Deuxièmement, je souhaite me faire l'écho d'une question que nous avons évoquée avec les partenaires des opérations d'aménagement que nous avons rencontrés.

Chacun le sait, aujourd'hui, les sociétés d'économie mixte d'aménagement et les autres aménageurs, notamment privés, ne sont pas soumis au même régime fiscal. Or, à partir du moment où l'on fait jouer la concurrence, il paraît utile de mener une réflexion à ce sujet. En effet, il ne faudrait pas que se crée, à l'occasion de cette mise en concurrence et par le biais de cette différence de régime fiscal, une distorsion qui serait préjudiciable à l'équité.

Troisièmement, je souhaite soulever une question de principe à propos de l'ordonnance du 6 juin 2005, qui a été publiée mais n'a pas été ratifiée par le Parlement.

Le Conseil d'Etat considère en effet que, dès lors qu'une ordonnance est citée dans un texte de loi, cette citation vaut ratification.

En ce qui concerne les partenariats public-privé, on s'est ainsi trouvé dans une situation pour le moins bizarre, le Conseil d'Etat ayant jugé qu'une ordonnance était ratifiée dans la mesure où elle était citée dans la loi relative à la politique de santé publique.
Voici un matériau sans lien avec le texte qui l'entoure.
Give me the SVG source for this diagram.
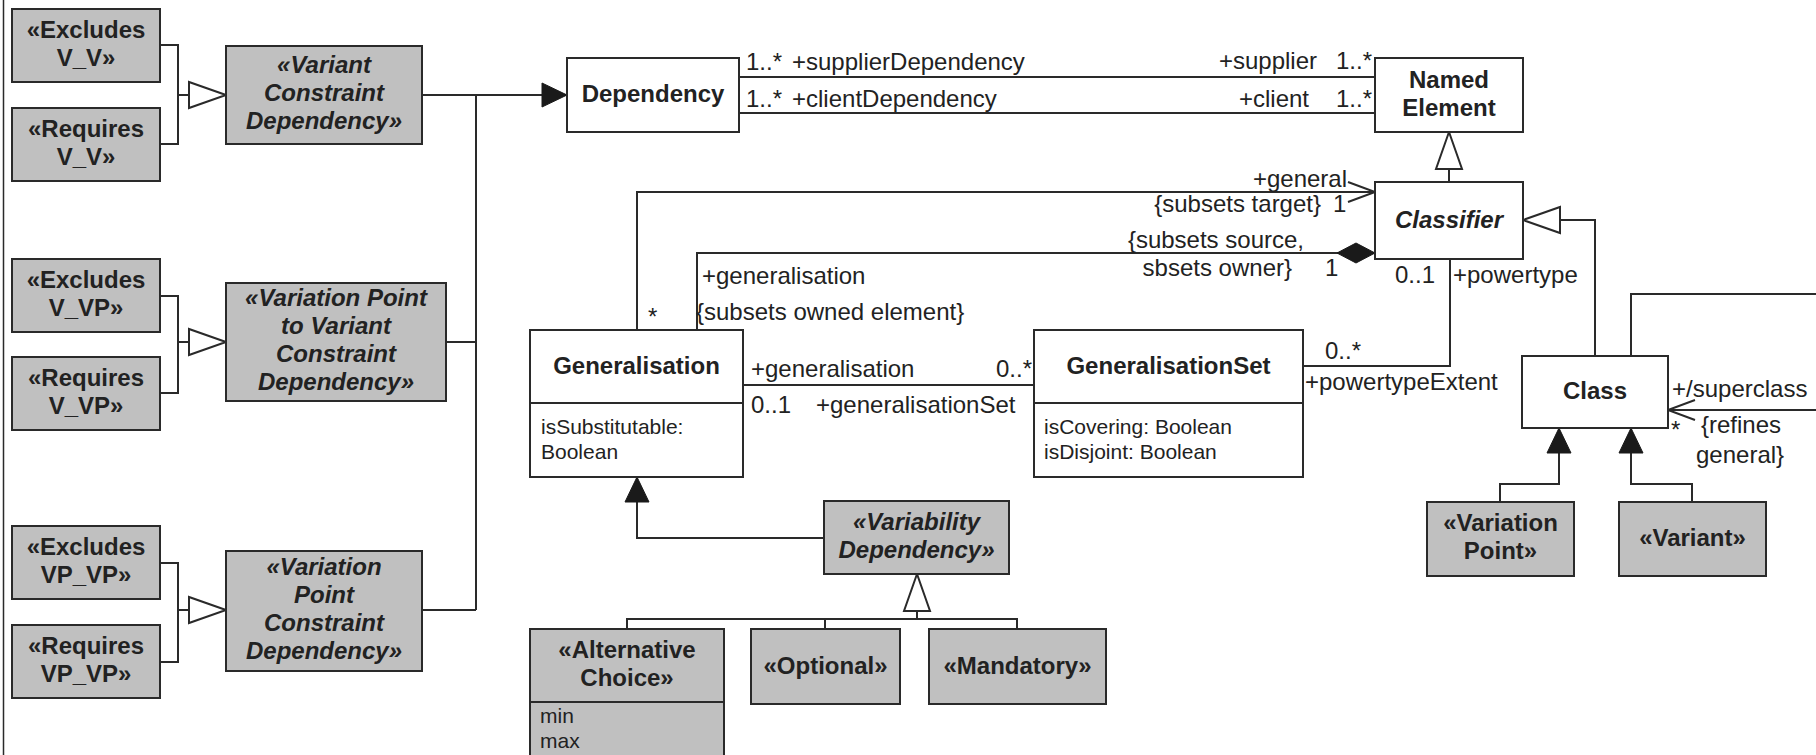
<svg xmlns="http://www.w3.org/2000/svg" width="1816" height="755" viewBox="0 0 1816 755">
<style>
.st{fill:#c0c0c0;stroke:#2a2a2a;stroke-width:2}
.cl{fill:#fff;stroke:#2a2a2a;stroke-width:2}
.ln{fill:none;stroke:#2a2a2a;stroke-width:2}
.b{font-family:"Liberation Sans",Arial,sans-serif;font-weight:bold;font-size:24px;fill:#222;text-anchor:middle}
.bi{font-family:"Liberation Sans",Arial,sans-serif;font-weight:bold;font-style:italic;font-size:24px;fill:#222;text-anchor:middle}
.r{font-family:"Liberation Sans",Arial,sans-serif;font-size:24px;fill:#222}
.e{text-anchor:end}
.a{font-family:"Liberation Sans",Arial,sans-serif;font-size:21px;fill:#222}
</style>
<defs>
<marker id="hollow" markerUnits="userSpaceOnUse" viewBox="-40 -15 42 30" markerWidth="42" markerHeight="30" refX="0" refY="0" orient="auto" overflow="visible"><path d="M0,0 L-37,-13 L-37,13 Z" fill="#fff" stroke="#2a2a2a" stroke-width="2"/></marker>
<marker id="filled" markerUnits="userSpaceOnUse" viewBox="-28 -14 30 28" markerWidth="30" markerHeight="28" refX="0" refY="0" orient="auto" overflow="visible"><path d="M0,0 L-25,-12 L-25,12 Z" fill="#1a1a1a" stroke="#1a1a1a" stroke-width="1"/></marker>
<marker id="open" markerUnits="userSpaceOnUse" viewBox="-30 -12 32 24" markerWidth="32" markerHeight="24" refX="0" refY="0" orient="auto" overflow="visible"><path d="M-27,-10 L0,0 L-27,10" fill="none" stroke="#2a2a2a" stroke-width="2"/></marker>
<marker id="diamond" markerUnits="userSpaceOnUse" viewBox="-40 -12 42 24" markerWidth="42" markerHeight="24" refX="0" refY="0" orient="auto" overflow="visible"><path d="M0,0 L-19,-10 L-38,0 L-19,10 Z" fill="#1a1a1a" stroke="#1a1a1a" stroke-width="1"/></marker>
</defs>
<rect x="0" y="0" width="1816" height="755" fill="#fff"/>
<line x1="3.5" y1="0" x2="3.5" y2="755" stroke="#2a2a2a" stroke-width="1.5"/>

<g id="connectors">
<path class="ln" d="M160,45 H178 V144 H160"/>
<path class="ln" d="M178,95 H226" marker-end="url(#hollow)"/>
<path class="ln" d="M160,296 H178 V393 H160"/>
<path class="ln" d="M178,342 H226" marker-end="url(#hollow)"/>
<path class="ln" d="M160,563 H178 V662 H160"/>
<path class="ln" d="M178,610 H226" marker-end="url(#hollow)"/>
<path class="ln" d="M476,610 V95"/>
<path class="ln" d="M446,342 H476"/>
<path class="ln" d="M422,610 H476"/>
<path class="ln" d="M422,95 H567" marker-end="url(#filled)"/>
<path class="ln" d="M739,77 H1375"/>
<path class="ln" d="M739,113 H1375"/>
<path class="ln" d="M1449,182 V132" marker-end="url(#hollow)"/>
<path class="ln" d="M1595,356 V220 H1523" marker-end="url(#hollow)"/>
<path class="ln" d="M637,330 V192 H1375" marker-end="url(#open)"/>
<path class="ln" d="M697,330 V253 H1375" marker-end="url(#diamond)"/>
<path class="ln" d="M743,385 H1034"/>
<path class="ln" d="M1303,366 H1450 V259"/>
<path class="ln" d="M1631,356 V294 H1816"/>
<path class="ln" d="M1816,410 H1668" marker-end="url(#open)"/>
<path class="ln" d="M1500,502 V484 H1559 V428" marker-end="url(#filled)"/>
<path class="ln" d="M1692,502 V484 H1631 V428" marker-end="url(#filled)"/>
<path class="ln" d="M824,538 H637 V477" marker-end="url(#filled)"/>
<path class="ln" d="M627,629 V619 H1017 V629"/>
<path class="ln" d="M825,619 V629"/>
<path class="ln" d="M917,619 V574" marker-end="url(#hollow)"/>
<text class="r" x="746" y="70">1..*</text>
<text class="r" x="792" y="70">+supplierDependency</text>
<text class="r" x="746" y="107">1..*</text>
<text class="r" x="792" y="107">+clientDependency</text>
<text class="r e" x="1317" y="69">+supplier</text>
<text class="r" x="1336" y="69">1..*</text>
<text class="r e" x="1309" y="107">+client</text>
<text class="r" x="1336" y="107">1..*</text>
<text class="r e" x="1347" y="187">+general</text>
<text class="r e" x="1321" y="212">{subsets target}</text>
<text class="r" x="1333" y="212">1</text>
<text class="r e" x="1304" y="248">{subsets source,</text>
<text class="r e" x="1292" y="276">sbsets owner}</text>
<text class="r" x="1325" y="276">1</text>
<text class="r" x="1395" y="283">0..1</text>
<text class="r" x="1453" y="283">+powertype</text>
<text class="r" x="702" y="284">+generalisation</text>
<text class="r" x="696" y="320">{subsets owned element}</text>
<text class="r" x="648" y="325">*</text>
<text class="r" x="751" y="377">+generalisation</text>
<text class="r e" x="1032" y="377">0..*</text>
<text class="r" x="751" y="413">0..1</text>
<text class="r" x="816" y="413">+generalisationSet</text>
<text class="r" x="1325" y="359">0..*</text>
<text class="r" x="1305" y="390">+powertypeExtent</text>
<text class="r" x="1672" y="397">+/superclass</text>
<text class="r" x="1671" y="438">*</text>
<text class="r" x="1701" y="433">{refines</text>
<text class="r" x="1696" y="463">general}</text>
</g>

<g id="excludes-vv"><rect class="st" x="12" y="9" width="148" height="73"/><text class="b" x="86" y="38">«Excludes</text><text class="b" x="86" y="66">V_V»</text></g>
<g id="requires-vv"><rect class="st" x="12" y="108" width="148" height="73"/><text class="b" x="86" y="137">«Requires</text><text class="b" x="86" y="165">V_V»</text></g>
<g id="variant-constraint-dependency"><rect class="st" x="226" y="46" width="196" height="98"/><text class="bi" x="324" y="73">«Variant</text><text class="bi" x="324" y="101">Constraint</text><text class="bi" x="324" y="129">Dependency»</text></g>
<g id="excludes-vvp"><rect class="st" x="12" y="259" width="148" height="73"/><text class="b" x="86" y="288">«Excludes</text><text class="b" x="86" y="316">V_VP»</text></g>
<g id="requires-vvp"><rect class="st" x="12" y="357" width="148" height="73"/><text class="b" x="86" y="386">«Requires</text><text class="b" x="86" y="414">V_VP»</text></g>
<g id="vp-to-variant-constraint-dependency"><rect class="st" x="226" y="283" width="220" height="118"/><text class="bi" x="336" y="306">«Variation Point</text><text class="bi" x="336" y="334">to Variant</text><text class="bi" x="336" y="362">Constraint</text><text class="bi" x="336" y="390">Dependency»</text></g>
<g id="excludes-vpvp"><rect class="st" x="12" y="526" width="148" height="73"/><text class="b" x="86" y="555">«Excludes</text><text class="b" x="86" y="583">VP_VP»</text></g>
<g id="requires-vpvp"><rect class="st" x="12" y="625" width="148" height="73"/><text class="b" x="86" y="654">«Requires</text><text class="b" x="86" y="682">VP_VP»</text></g>
<g id="vp-constraint-dependency"><rect class="st" x="226" y="551" width="196" height="120"/><text class="bi" x="324" y="575">«Variation</text><text class="bi" x="324" y="603">Point</text><text class="bi" x="324" y="631">Constraint</text><text class="bi" x="324" y="659">Dependency»</text></g>

<g id="dependency"><rect class="cl" x="567" y="58" width="172" height="74"/><text class="b" x="653" y="102">Dependency</text></g>
<g id="named-element"><rect class="cl" x="1375" y="58" width="148" height="74"/><text class="b" x="1449" y="88">Named</text><text class="b" x="1449" y="116">Element</text></g>
<g id="classifier"><rect class="cl" x="1375" y="182" width="148" height="77"/><text class="bi" x="1449" y="228">Classifier</text></g>
<g id="generalisation"><rect class="cl" x="530" y="330" width="213" height="147"/><line class="ln" x1="530" y1="403" x2="743" y2="403"/><text class="b" x="636.5" y="374">Generalisation</text><text class="a" x="541" y="434">isSubstitutable:</text><text class="a" x="541" y="459">Boolean</text></g>
<g id="generalisation-set"><rect class="cl" x="1034" y="330" width="269" height="147"/><line class="ln" x1="1034" y1="403" x2="1303" y2="403"/><text class="b" x="1168.5" y="374">GeneralisationSet</text><text class="a" x="1044" y="434">isCovering: Boolean</text><text class="a" x="1044" y="459">isDisjoint: Boolean</text></g>
<g id="class"><rect class="cl" x="1522" y="356" width="146" height="72"/><text class="b" x="1595" y="399">Class</text></g>
<g id="variability-dependency"><rect class="st" x="824" y="501" width="185" height="73"/><text class="bi" x="916.5" y="530">«Variability</text><text class="bi" x="916.5" y="558">Dependency»</text></g>
<g id="alternative-choice"><rect class="st" x="530" y="629" width="194" height="140"/><line class="ln" x1="530" y1="702" x2="724" y2="702"/><text class="b" x="627" y="658">«Alternative</text><text class="b" x="627" y="686">Choice»</text><text class="a" x="540" y="723">min</text><text class="a" x="540" y="748">max</text></g>
<g id="optional"><rect class="st" x="751" y="629" width="149" height="75"/><text class="b" x="825.5" y="674">«Optional»</text></g>
<g id="mandatory"><rect class="st" x="929" y="629" width="177" height="75"/><text class="b" x="1017.5" y="674">«Mandatory»</text></g>
<g id="variation-point"><rect class="st" x="1427" y="502" width="147" height="74"/><text class="b" x="1500.5" y="531">«Variation</text><text class="b" x="1500.5" y="559">Point»</text></g>
<g id="variant"><rect class="st" x="1619" y="502" width="147" height="74"/><text class="b" x="1692.5" y="546">«Variant»</text></g>
</svg>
Or ce n'était pas l'avis du Parlement puisque, à l'occasion de l'examen d'un tout autre texte, le rapporteur du Sénat avait déposé un amendement tendant à la ratification de l'ordonnance en question : le fait que la Haute Assemblée ait eu l'intention de ratifier cette ordonnance signifie bien que ses membres étaient opposés à la ratification implicite de cette dernière.
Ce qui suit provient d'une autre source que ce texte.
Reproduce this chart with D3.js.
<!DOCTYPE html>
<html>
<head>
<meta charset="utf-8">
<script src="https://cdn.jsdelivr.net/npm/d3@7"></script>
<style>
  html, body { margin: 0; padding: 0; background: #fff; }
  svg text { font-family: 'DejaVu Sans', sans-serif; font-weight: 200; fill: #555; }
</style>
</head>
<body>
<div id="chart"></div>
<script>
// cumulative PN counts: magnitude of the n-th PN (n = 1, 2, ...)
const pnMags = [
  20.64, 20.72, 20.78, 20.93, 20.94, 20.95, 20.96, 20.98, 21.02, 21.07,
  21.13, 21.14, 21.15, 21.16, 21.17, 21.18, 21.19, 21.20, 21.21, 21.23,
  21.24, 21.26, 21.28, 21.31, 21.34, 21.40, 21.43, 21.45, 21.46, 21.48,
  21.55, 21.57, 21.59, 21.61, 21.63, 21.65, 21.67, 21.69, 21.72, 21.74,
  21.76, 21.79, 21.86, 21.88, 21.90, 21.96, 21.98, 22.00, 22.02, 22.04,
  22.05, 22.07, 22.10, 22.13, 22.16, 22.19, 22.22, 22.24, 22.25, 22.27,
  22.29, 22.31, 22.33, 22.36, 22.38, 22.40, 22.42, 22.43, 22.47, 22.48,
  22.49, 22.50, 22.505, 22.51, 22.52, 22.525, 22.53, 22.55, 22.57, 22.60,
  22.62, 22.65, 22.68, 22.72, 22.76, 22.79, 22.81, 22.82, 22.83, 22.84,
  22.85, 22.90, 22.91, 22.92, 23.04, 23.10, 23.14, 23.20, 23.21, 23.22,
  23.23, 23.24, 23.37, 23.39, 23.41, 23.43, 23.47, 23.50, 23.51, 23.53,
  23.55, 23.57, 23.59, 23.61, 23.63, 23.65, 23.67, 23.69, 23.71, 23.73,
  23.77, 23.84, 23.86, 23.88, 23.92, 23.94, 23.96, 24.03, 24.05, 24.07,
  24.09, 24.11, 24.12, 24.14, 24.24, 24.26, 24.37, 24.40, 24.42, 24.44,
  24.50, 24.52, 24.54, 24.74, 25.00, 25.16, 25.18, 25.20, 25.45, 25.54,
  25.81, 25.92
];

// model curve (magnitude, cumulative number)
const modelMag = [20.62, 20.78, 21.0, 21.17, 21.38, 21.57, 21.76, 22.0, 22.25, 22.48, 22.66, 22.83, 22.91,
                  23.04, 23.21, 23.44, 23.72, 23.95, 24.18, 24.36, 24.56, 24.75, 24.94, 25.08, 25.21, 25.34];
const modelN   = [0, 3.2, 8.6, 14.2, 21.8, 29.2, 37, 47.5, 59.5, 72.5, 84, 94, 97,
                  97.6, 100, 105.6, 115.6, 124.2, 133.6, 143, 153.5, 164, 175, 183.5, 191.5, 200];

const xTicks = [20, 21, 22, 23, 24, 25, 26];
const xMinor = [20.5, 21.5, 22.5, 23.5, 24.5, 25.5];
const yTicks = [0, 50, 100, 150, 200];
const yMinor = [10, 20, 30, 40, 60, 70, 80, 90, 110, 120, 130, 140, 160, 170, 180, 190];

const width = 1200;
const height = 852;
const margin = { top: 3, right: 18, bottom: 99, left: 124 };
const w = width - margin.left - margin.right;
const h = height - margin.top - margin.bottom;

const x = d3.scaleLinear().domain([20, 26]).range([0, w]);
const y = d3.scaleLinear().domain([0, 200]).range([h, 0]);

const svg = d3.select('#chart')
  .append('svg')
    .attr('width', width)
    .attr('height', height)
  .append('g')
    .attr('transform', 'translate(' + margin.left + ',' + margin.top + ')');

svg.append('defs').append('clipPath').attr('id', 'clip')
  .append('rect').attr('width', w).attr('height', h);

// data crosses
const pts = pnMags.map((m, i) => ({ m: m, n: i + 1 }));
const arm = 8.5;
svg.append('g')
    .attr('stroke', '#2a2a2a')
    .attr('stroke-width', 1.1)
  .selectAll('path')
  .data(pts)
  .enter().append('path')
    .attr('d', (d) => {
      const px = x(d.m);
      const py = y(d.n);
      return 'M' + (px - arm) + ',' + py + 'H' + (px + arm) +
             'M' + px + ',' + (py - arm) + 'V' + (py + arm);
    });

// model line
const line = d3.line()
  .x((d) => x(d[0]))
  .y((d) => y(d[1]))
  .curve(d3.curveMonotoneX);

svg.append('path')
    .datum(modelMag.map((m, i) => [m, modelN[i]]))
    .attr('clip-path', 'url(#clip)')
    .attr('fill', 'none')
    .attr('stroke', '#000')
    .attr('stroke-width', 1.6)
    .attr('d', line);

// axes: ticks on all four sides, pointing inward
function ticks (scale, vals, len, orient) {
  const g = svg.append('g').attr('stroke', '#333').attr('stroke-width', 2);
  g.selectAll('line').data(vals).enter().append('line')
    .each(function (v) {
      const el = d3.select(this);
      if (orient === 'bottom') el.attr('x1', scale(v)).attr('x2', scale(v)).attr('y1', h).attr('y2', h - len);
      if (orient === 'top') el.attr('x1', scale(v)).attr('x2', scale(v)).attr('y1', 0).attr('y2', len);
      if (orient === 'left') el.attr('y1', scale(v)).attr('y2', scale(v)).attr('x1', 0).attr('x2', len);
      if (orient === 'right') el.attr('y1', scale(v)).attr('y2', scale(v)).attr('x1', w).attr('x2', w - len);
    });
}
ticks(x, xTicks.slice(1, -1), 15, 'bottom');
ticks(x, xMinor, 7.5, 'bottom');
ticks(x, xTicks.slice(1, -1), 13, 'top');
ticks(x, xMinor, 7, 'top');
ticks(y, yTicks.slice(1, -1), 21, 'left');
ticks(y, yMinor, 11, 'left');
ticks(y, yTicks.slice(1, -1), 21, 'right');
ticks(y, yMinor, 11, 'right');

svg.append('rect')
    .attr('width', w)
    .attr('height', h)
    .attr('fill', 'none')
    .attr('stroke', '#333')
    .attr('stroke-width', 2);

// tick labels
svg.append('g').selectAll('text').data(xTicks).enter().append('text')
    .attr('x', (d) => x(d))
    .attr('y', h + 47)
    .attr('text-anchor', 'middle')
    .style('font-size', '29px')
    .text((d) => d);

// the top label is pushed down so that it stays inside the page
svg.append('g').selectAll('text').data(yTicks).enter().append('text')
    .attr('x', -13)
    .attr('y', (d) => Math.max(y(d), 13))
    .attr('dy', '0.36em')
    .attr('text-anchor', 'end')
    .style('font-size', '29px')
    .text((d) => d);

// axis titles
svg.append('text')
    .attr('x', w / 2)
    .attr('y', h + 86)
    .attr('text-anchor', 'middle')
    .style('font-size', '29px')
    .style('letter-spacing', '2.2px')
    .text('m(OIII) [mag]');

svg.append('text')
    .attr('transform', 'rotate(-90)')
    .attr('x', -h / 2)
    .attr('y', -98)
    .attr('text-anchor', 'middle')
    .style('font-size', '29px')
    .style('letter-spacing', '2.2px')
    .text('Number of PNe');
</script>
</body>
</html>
Et ce n'était pas non plus l'avis du puisque celui-ci avait déposé un projet de loi de ratification de cette même ordonnance devant le Conseil d'Etat : cela tend à prouver que lui non plus n'admet pas la notion de ratification implicite.

En vertu de cet arrêt du Conseil d'Etat, la simple citation d'une ordonnance dans un texte de loi pourrait donc se traduire par une sorte de ratification implicite, « à l'insu du plein gré », si je puis dire, du Parlement et du Gouvernement.